Vier der insgesamt neun großen Bruckner-Symphonien hat dieses Spitzenorchester uraufgeführt; die Symphonie Nr. 7 in E-Dur, die bis heute das beliebteste Werk des Komponisten ist, gehört nicht dazu. Gerade sie brachte ihm aber den lang entbehrten Erfolg, zunächst in Leipzig, später auch in Wien, wo dem Werk im März 1886 „unbeschreiblicher Jubel“ entgegengebracht wurde, wie Bruckner selbst berichtete. Anders als bei praktisch allen anderen seiner Symphonien verzichtete der leicht zu verunsichernde Künstler im Falle der Siebten denn auch auf langwierige Umarbeitungen. Nur im Adagio verstärkte er den musikalischen Höhepunkt mit Triangel, Beckenschlag und Pauke. Diese Fassung wird heute meistens gespielt. Auch Thielemann entschied sich dafür.
Die Wiener Philharmoniker musizieren unter seiner Leitung höchst konzentriert und flexibel, sind williges Wachs in seinen formenden Händen, die an diesem Abend immer wieder mit eindringlich wischenden Gebärden und flirrenden Fingern zur Zurückhaltung, zum Pianospiel auffordern. Und wirklich: einen so zarten, klangschön-erlesenen und differenzierten Bruckner gibt es nur ganz selten zu erleben.

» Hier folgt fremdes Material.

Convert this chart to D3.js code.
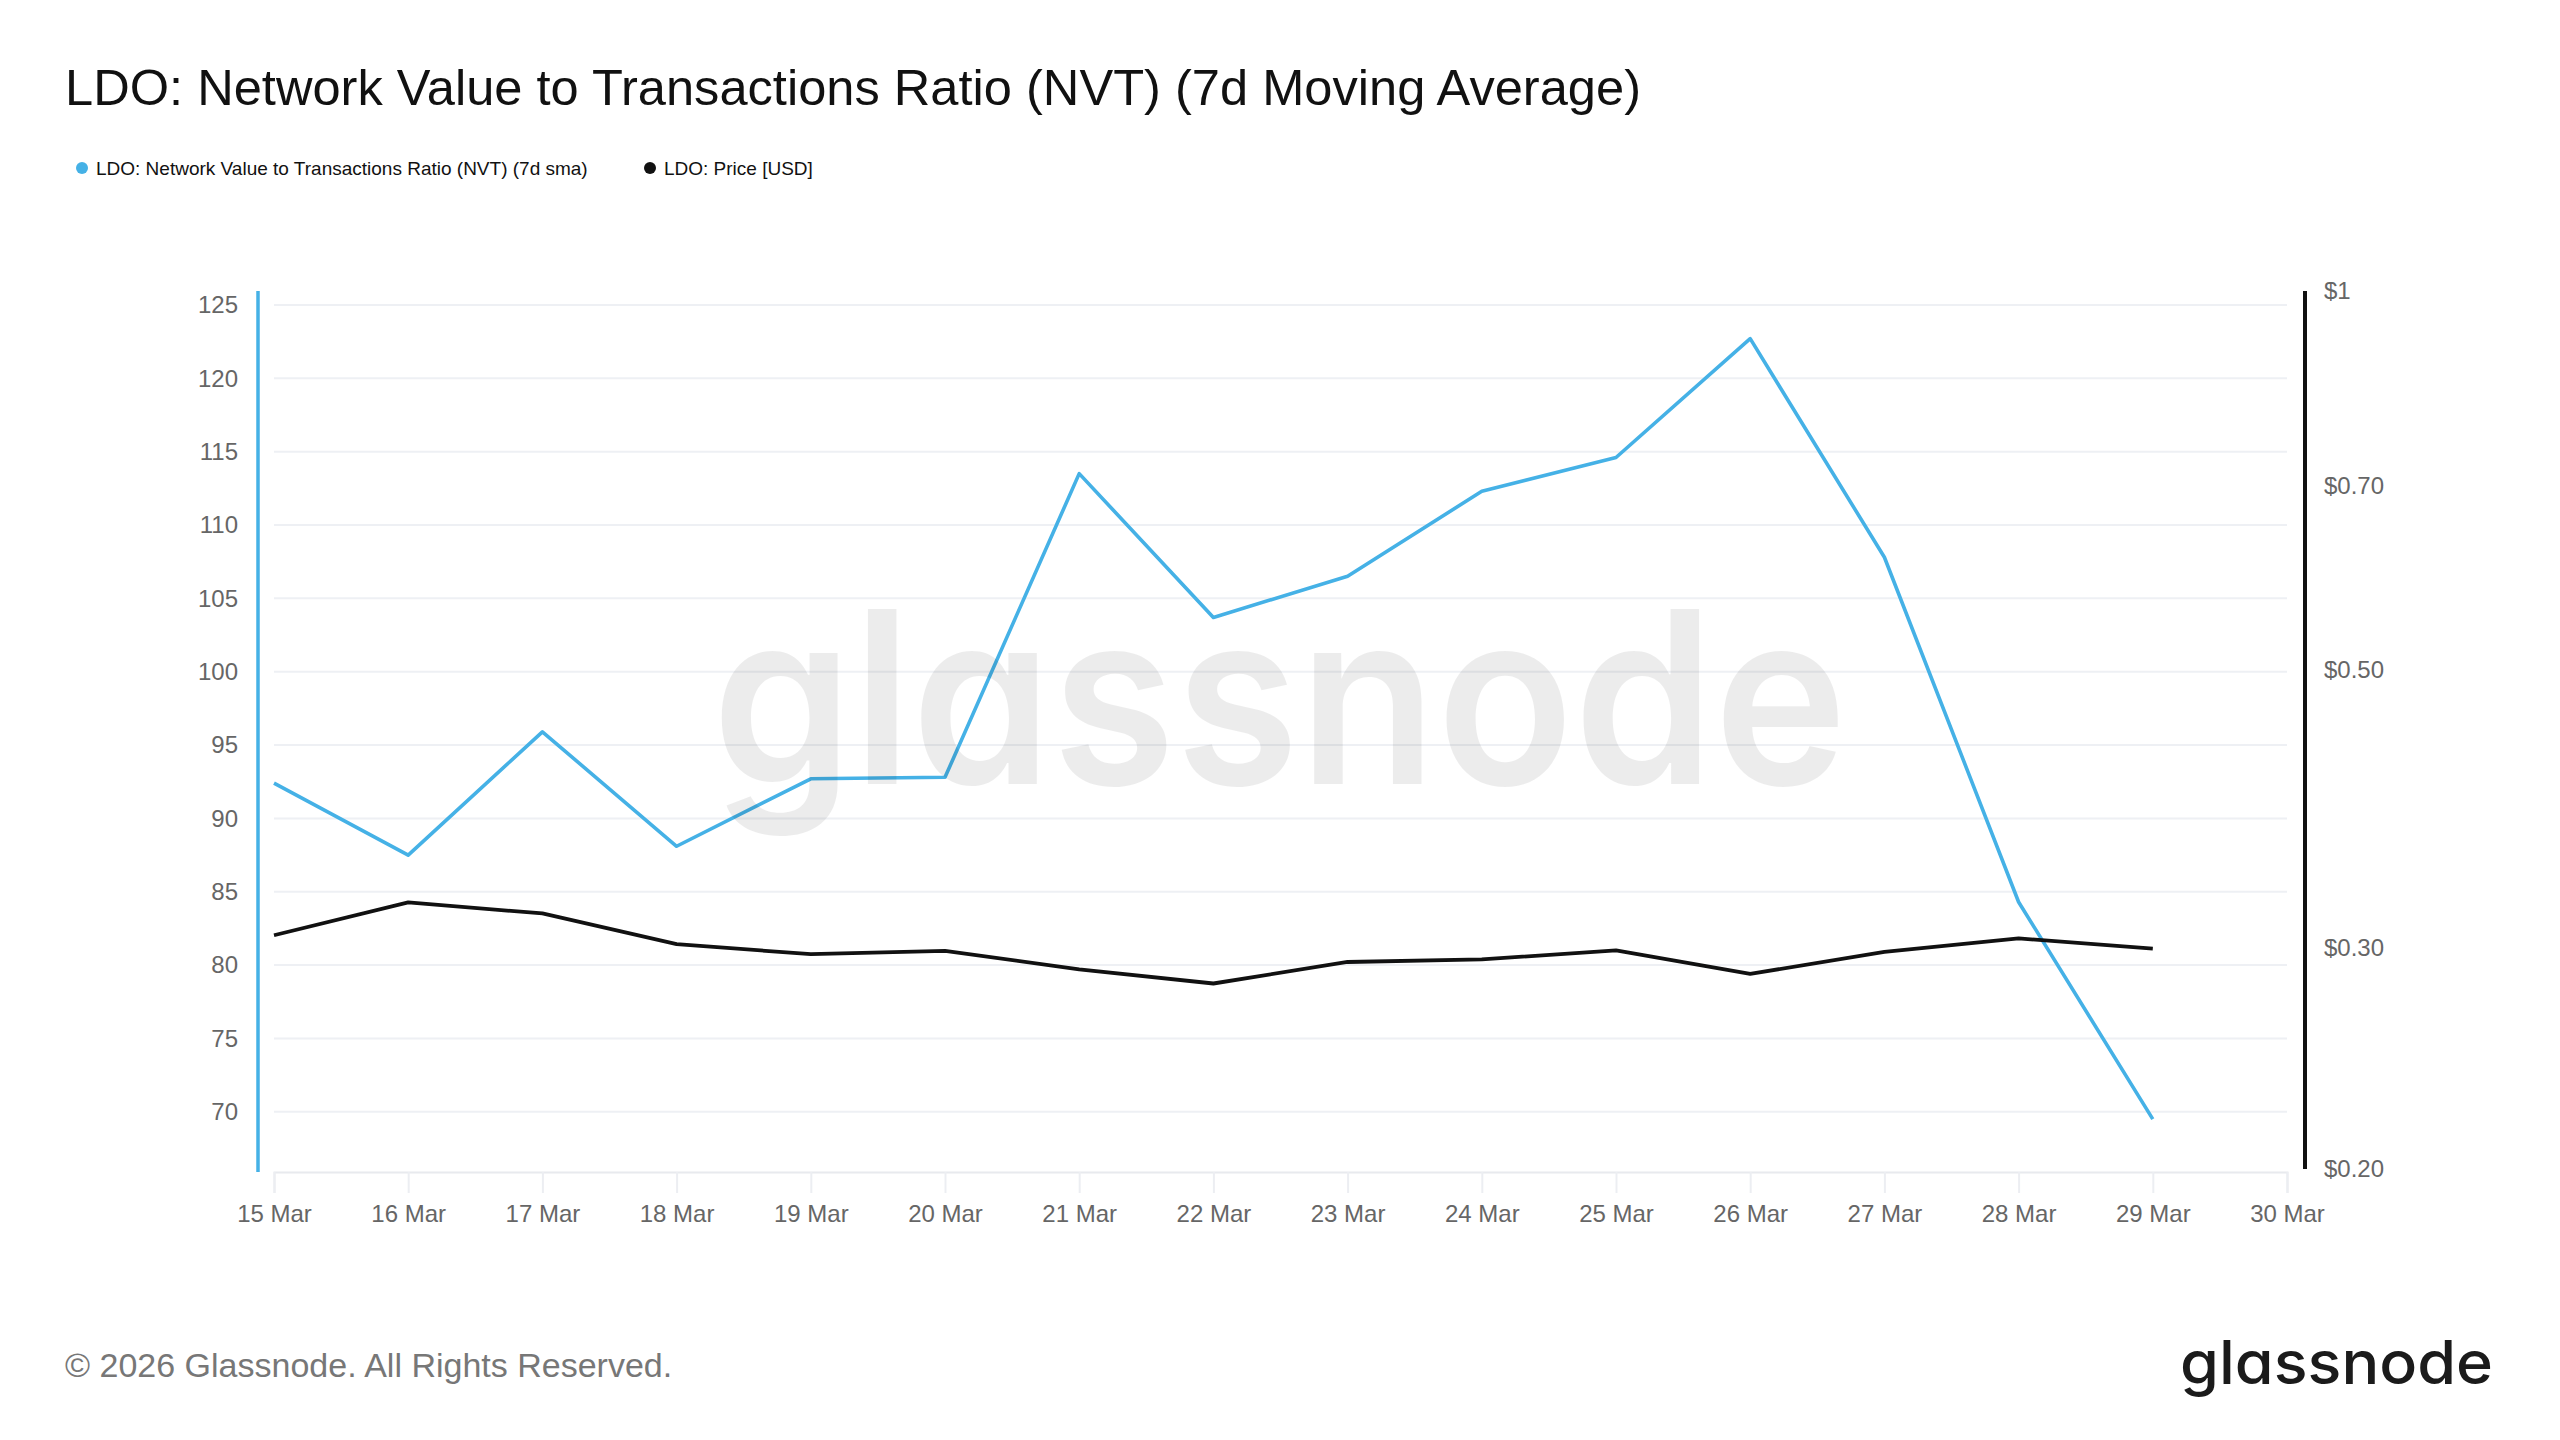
<!DOCTYPE html>
<html lang="en">
<head>
  <meta charset="UTF-8">
  <title>LDO: Network Value to Transactions Ratio (NVT) (7d Moving Average)</title>
  <script src="https://d3js.org/d3.v7.min.js"></script>
  <style>
    html,body{margin:0;padding:0;background:#fff}
    svg{display:block;font-family:"Liberation Sans",Arial,Helvetica,sans-serif}
    .tick-label{font-size:24px;fill:#666}
    .grid{stroke:#eef0f4;stroke-width:2}
    .brand{font-family:Inter,"Open Sans",sans-serif;font-feature-settings:"cv11" 1}
  </style>
</head>
<body>
<div id="chart"></div>
<script>
/* --- data --- */
const dates=["2026-03-15","2026-03-16","2026-03-17","2026-03-18","2026-03-19","2026-03-20","2026-03-21",
             "2026-03-22","2026-03-23","2026-03-24","2026-03-25","2026-03-26","2026-03-27","2026-03-28","2026-03-29"];
const nvtValues=[92.4,87.5,95.9,88.1,92.7,92.8,113.5,103.7,106.5,112.3,114.6,122.7,107.8,84.3,69.5];
const priceValues=[0.307,0.326,0.3195,0.302,0.2965,0.2983,0.2884,0.281,0.2923,0.2937,0.2986,0.286,0.2978,0.3052,0.2995];
const leftTicks=[70,75,80,85,90,95,100,105,110,115,120,125];
const rightTicks=[0.2,0.3,0.5,0.7,1];
const xDomain=["2026-03-15","2026-03-30"];

const title="LDO: Network Value to Transactions Ratio (NVT) (7d Moving Average)";
const seriesNames=["LDO: Network Value to Transactions Ratio (NVT) (7d sma)","LDO: Price [USD]"];
const blue="#45b1e6",black="#111";

/* --- sizes --- */
const W=2560,H=1440;
const plot={left:274,right:2287,top:291,bottom:1169};

const svg=d3.select("#chart").append("svg").attr("width",W).attr("height",H);
svg.append("rect").attr("width",W).attr("height",H).attr("fill","#fff");

const parse=d3.utcParse("%Y-%m-%d");
const x=d3.scaleUtc().domain(xDomain.map(parse)).range([plot.left,plot.right]);
const yL=d3.scaleLinear().domain([66.1,125.95]).range([plot.bottom,plot.top]);
const yR=d3.scaleLog().domain([0.2,1]).range([plot.bottom,plot.top]);

/* --- title & legend --- */
svg.append("text").attr("x",65).attr("y",105)
   .attr("font-size",50).attr("fill","#111")
   .attr("textLength",1576).attr("lengthAdjust","spacingAndGlyphs").text(title);

const legend=[{name:seriesNames[0],c:blue,x:82},{name:seriesNames[1],c:black,x:650}];
legend.forEach(l=>{
  svg.append("circle").attr("cx",l.x).attr("cy",168).attr("r",6).attr("fill",l.c);
  svg.append("text").attr("x",l.x+14).attr("y",175).attr("font-size",19)
     .attr("fill","#111").text(l.name);
});

/* --- grid --- */
svg.append("g").selectAll("line").data(leftTicks).join("line")
   .attr("class","grid")
   .attr("x1",plot.left).attr("x2",plot.right)
   .attr("y1",d=>yL(d)).attr("y2",d=>yL(d));

/* --- x axis --- */
const xAxis=svg.append("g").attr("transform",`translate(0,${plot.bottom+3})`)
  .call(d3.axisBottom(x).ticks(d3.utcDay.every(1)).tickFormat(d3.utcFormat("%-d %b"))
          .tickSize(21).tickPadding(12));
xAxis.select(".domain").attr("stroke","#e8eaee").attr("stroke-width",2);
xAxis.selectAll(".tick line").attr("stroke","#eceef2").attr("stroke-width",2);
xAxis.selectAll(".tick text").attr("class","tick-label").attr("font-family",null).attr("font-size",null);

/* --- left axis --- */
svg.append("line").attr("x1",258).attr("x2",258).attr("y1",plot.top).attr("y2",plot.bottom+3)
   .attr("stroke",blue).attr("stroke-width",3.5);
svg.append("g").selectAll("text").data(leftTicks).join("text")
   .attr("class","tick-label").attr("x",238).attr("y",d=>yL(d)).attr("dy","0.35em")
   .attr("text-anchor","end").text(d=>d);

/* --- right axis --- */
svg.append("line").attr("x1",2305).attr("x2",2305).attr("y1",plot.top).attr("y2",plot.bottom)
   .attr("stroke",black).attr("stroke-width",4);
svg.append("g").selectAll("text").data(rightTicks).join("text")
   .attr("class","tick-label").attr("x",2324).attr("y",d=>yR(d)).attr("dy","0.35em")
   .text(d=>d===1?"$1":"$"+d.toFixed(2));

/* --- lines --- */
const pts=dates.map((d,i)=>({t:parse(d),nvt:nvtValues[i],p:priceValues[i]}));
svg.append("path").datum(pts)
   .attr("fill","none").attr("stroke",blue).attr("stroke-width",3.6).attr("stroke-linejoin","round")
   .attr("d",d3.line().x(d=>x(d.t)).y(d=>yL(d.nvt)));
svg.append("path").datum(pts)
   .attr("fill","none").attr("stroke",black).attr("stroke-width",3.8).attr("stroke-linejoin","round")
   .attr("d",d3.line().x(d=>x(d.t)).y(d=>yR(d.p)));

/* --- watermark (drawn over the lines, translucent) --- */
svg.append("text").attr("class","brand").attr("x",712).attr("y",784)
   .attr("font-size",240).attr("font-weight",600).attr("fill","#000").attr("fill-opacity",0.075)
   .attr("textLength",1135).attr("lengthAdjust","spacingAndGlyphs").text("glassnode");

/* --- footer --- */
svg.append("text").attr("x",65).attr("y",1377).attr("font-size",34).attr("fill","#777")
   .text("© 2026 Glassnode. All Rights Reserved.");
svg.append("text").attr("class","brand").attr("x",2180).attr("y",1384)
   .attr("font-size",60).attr("font-weight",500).attr("fill","#1b1b1b")
   .attr("textLength",313).attr("lengthAdjust","spacingAndGlyphs").text("glassnode");
</script>
</body>
</html>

Liebevoll werden kleinste Details, feinste Nuancen, klangliche und chromatische Abstufungen herausgearbeitet – ohne dass sie dabei zum geschmäcklerischen Selbstzweck werden. Organisch fügen sich die Details in weit gespannte Linien, die stets auf ein Ziel hin angelegt erscheinen. Der satte Klang, den die Wiener entfalten, wird an diesem Abend niemals dick oder zäh, immer bleibt er durchhörbar, konturiert und vielschichtig; Klarheit und Klangfülle schließen sich bei dieser glücklichen Zusammenarbeit von Dirigent und Orchester nicht aus.
Wie feine Silberfäden legen sich die charakteristischen Begleitfiguren der Violinen am Ende des recht langsam gespielten ersten Satzes um die machtvollen Klangentladungen der Bläser. Hörner und Wagnertuben beschließen das Trauermarsch-Adagio mit feierlicher Intensität. Das rhythmisch so markante Scherzo mit seinem auf- und absteigenden Trompetensignal ertönt einmal nicht stampfend mit roher Gewalt, sondern federnd und geschmeidig. Und wenn in der Coda des vierten Satzes das Hauptthema schließlich wiederkehrt und in mehreren, atemberaubenden Steigerungen eine leuchtende, aber eben nicht plump auftrumpfende Apotheose erfährt, so ist das Bruckner-Glück vollkommen. Tiefe Stille im Publikum – und großer Jubel danach. Was für ein Abend!